Pilgrimage tells the inspiring story of how a small group of Japanese Americans in the late 1960s uncovered their lost history and created the Manzanar Pilgrimage, transforming the once-abandoned WWII American concentration camp into a vibrant symbol of retrospection and solidarity for people of all ages, races and nationalities in our post 9/11 world.
Although there are now numerous films on the mass incarceration of Japanese Americans during World War II, this dark chapter of American history lay virtually forgotten until 1969 when two young Japanese Americans set out to find a place called Manzanar and ended up creating an annual event that has since attracted thousands of people.
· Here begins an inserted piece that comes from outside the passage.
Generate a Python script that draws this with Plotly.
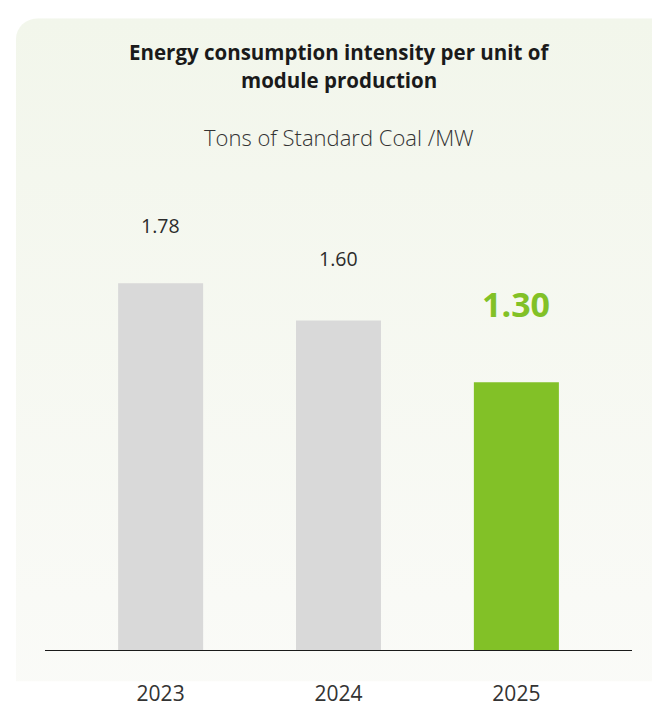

Calling it a ?pilgrimage,? it was the first public event in the nation to call attention to the reality of the WWII concentration camp experience that had almost been deleted from public understanding.
With a hip music track, never-before-seen archival footage and a story-telling style that features both old and new pilgrims, Pilgrimage is the first film to show how the WWII camps were reclaimed by the children of its victims and how the Manzanar Pilgrimage now has fresh meaning for diverse generations of people who realize that when the US government herded thousands of innocent Americans into what the government itself called concentration camps, it was failure of democracy that would affect all Americans. As the U.S. is again in tumultuous times, Pilgrimage is a timely and engaging film that brings new and much-needed insight to the lessons of the past for our post 9/11 world.